Thirty-year-old Ali and her family have lived at Monte Cecilia for five weeks. She’s hoping to get a four-bedroom Housing New Zealand home very soon, somewhere near her husband’s scaffolding job.
Ali has five children and another one on the way. She says private landlords won’t take on such a large family. The couple and their kids had to live in one bedroom at a relative’s house which was stressful.
There are twelve little flats at Monte Cecilia like the one Ali and her family now have – each divided into three compartments. Shared toilets and showers are down the hall, there’s a big communal kitchen and dining room furnished with twelve tables, and twelve numbered and padlocked fridges.
Maxine Pairama and David Zussman and refrigerators
Monte Cecilia Trust Executive, David Zussman says the emergency care facility is expensive to run, but he wants to upgrade it to make each flat self-contained.

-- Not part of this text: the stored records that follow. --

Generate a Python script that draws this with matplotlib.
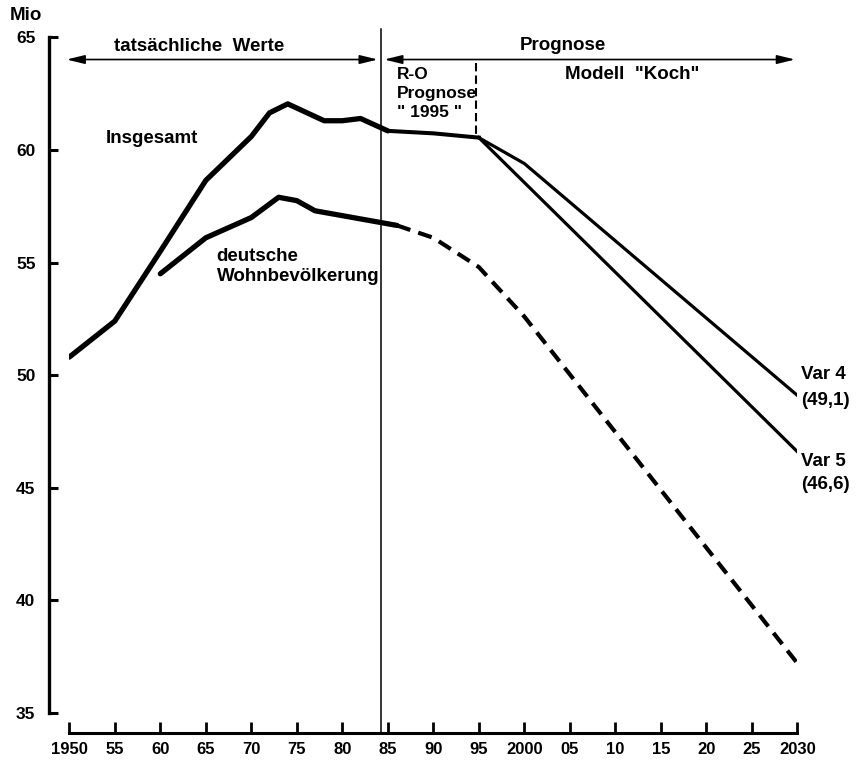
import matplotlib

matplotlib.use("Agg")
import matplotlib.pyplot as plt

plt.rcParams["font.family"] = ["Liberation Sans", "DejaVu Sans"]
plt.rcParams["font.weight"] = "bold"
plt.rcParams["font.size"] = 12

# ── data (Mio) ──
ins_years = [1950, 1955, 1960, 1965, 1970, 1972, 1974, 1978, 1980, 1982, 1985]
ins_values = [50.8, 52.4, 55.5, 58.65, 60.6, 61.65, 62.05, 61.3, 61.3, 61.4, 60.85]

ro_years = [1985, 1990, 1995]
ro_values = [60.85, 60.74, 60.55]

var4_years = [1995, 2000, 2030]
var4_values = [60.55, 59.4, 49.1]

var5_years = [1995, 2030]
var5_values = [60.55, 46.6]

dt_years = [1960, 1965, 1970, 1973, 1975, 1977, 1986]
dt_values = [54.5, 56.1, 57.0, 57.9, 57.75, 57.3, 56.65]

dt_prog_years = [1986, 1990, 1995, 2000, 2030]
dt_prog_values = [56.65, 56.1, 54.8, 52.6, 37.2]

x_ticks = list(range(1950, 2031, 5))
x_labels = ["1950", "55", "60", "65", "70", "75", "80", "85", "90", "95",
            "2000", "05", "10", "15", "20", "25", "2030"]
y_ticks = [35, 40, 45, 50, 55, 60, 65]

split_year = 1984.2
ro_end = 1994.7
TXT = 13.5

fig = plt.figure(figsize=(8.6, 7.63), dpi=100)
ax = fig.add_axes([0.0806, 0.0659, 0.8465, 0.8850])

# ── lines ──
ax.plot(ins_years, ins_values, color="black", lw=3.8, solid_joinstyle="round",
        solid_capstyle="round")
ax.plot(ro_years, ro_values, color="black", lw=2.9)
ax.plot(var4_years, var4_values, color="black", lw=2.3)
ax.plot(var5_years, var5_values, color="black", lw=2.3)
ax.plot(dt_years, dt_values, color="black", lw=3.8, solid_joinstyle="round",
        solid_capstyle="round")
ax.plot(dt_prog_years, dt_prog_values, color="black", lw=3.0,
        linestyle=(0, (3.4, 2.0)))

# separators
ax.plot([split_year, split_year], [65.36, 34.11], color="black", lw=1.1,
        clip_on=False)
ax.plot([ro_end, ro_end], [63.85, 60.6], color="black", lw=1.5,
        linestyle=(0, (4, 2)))

# ── arrows on top ──
arrow = dict(arrowstyle="<|-|>,head_length=0.9,head_width=0.22",
             color="black", lw=1.2, shrinkA=0, shrinkB=0, mutation_scale=12)
ax.annotate("", xy=(1949.7, 64.02), xytext=(1983.9, 64.02), arrowprops=arrow,
            annotation_clip=False)
ax.annotate("", xy=(1984.6, 64.02), xytext=(2029.75, 64.02), arrowprops=arrow,
            annotation_clip=False)

ax.text(1964.3, 64.6, "tatsächliche  Werte", ha="center", va="center", fontsize=TXT)
ax.text(2004.2, 64.66, "Prognose", ha="center", va="center", fontsize=TXT)
ax.text(1986.0, 63.67, "R-O\nPrognose\n\" 1995 \"", ha="left", va="top",
        linespacing=1.3, fontsize=12.5)
ax.text(2011.9, 63.35, "Modell  \"Koch\"", ha="center", va="center", fontsize=TXT)

ax.text(1959.05, 60.51, "Insgesamt", ha="center", va="center", fontsize=TXT)
ax.text(1966.2, 55.66, "deutsche\nWohnbevölkerung", ha="left", va="top",
        linespacing=1.25, fontsize=TXT)
ax.text(2030.4, 50.39, "Var 4\n(49,1)", ha="left", va="top", linespacing=1.7,
        fontsize=TXT, clip_on=False)
ax.text(2030.4, 46.55, "Var 5\n(46,6)", ha="left", va="top", linespacing=1.5,
        fontsize=TXT, clip_on=False)
fig.text(26 / 860, 1 - 15 / 763, "Mio", ha="center", va="center", fontsize=TXT)

# ── axes ──
ax.set_xlim(1950, 2030)
ax.set_ylim(35, 65)
for side in ["top", "right"]:
    ax.spines[side].set_visible(False)
ax.spines["left"].set_position(("outward", 14.4))
ax.spines["bottom"].set_position(("outward", 14.4))
ax.spines["left"].set_bounds(35, 65)
ax.spines["bottom"].set_bounds(1950, 2030)
ax.spines["left"].set_linewidth(2.4)
ax.spines["bottom"].set_linewidth(2.2)

ax.set_xticks(x_ticks)
ax.set_xticklabels(x_labels)
ax.set_yticks(y_ticks)
ax.tick_params(axis="y", direction="in", length=6.5, width=2.2, pad=10,
               labelsize=12.5)
ax.tick_params(axis="x", direction="in", length=8, width=2.0, pad=7)

fig.savefig("out.png", dpi=100)
plt.close()
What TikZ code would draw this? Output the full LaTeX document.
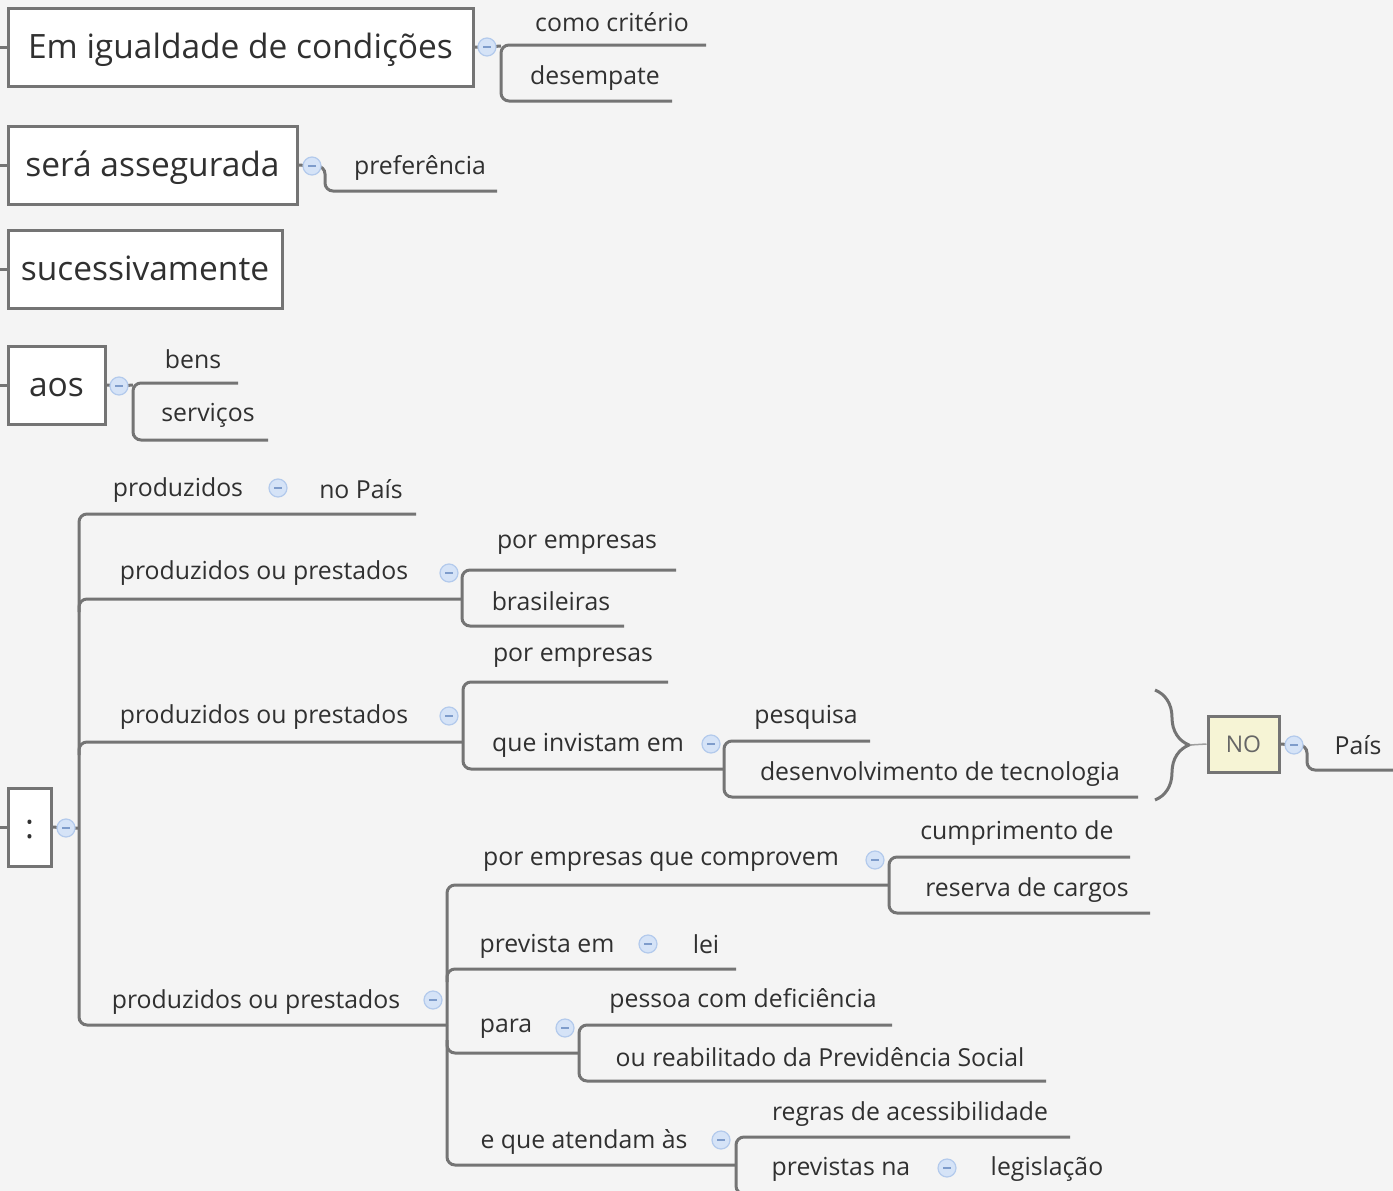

That’ll reduce the need for 24-hour staffing.
The trust also has 26-houses sited away from its Mangere campus for longer term accommodation, with more to be built. But all this means more money. Monte Cecilia gets financial help from Lotteries, the Ministry of Social Development and the ASB Community Trust. But David Zussman’s life is a constant application process for more funds. He says they’re just not keeping pace with costs. He thinks Monte Cecilia needs to be self-sustaining.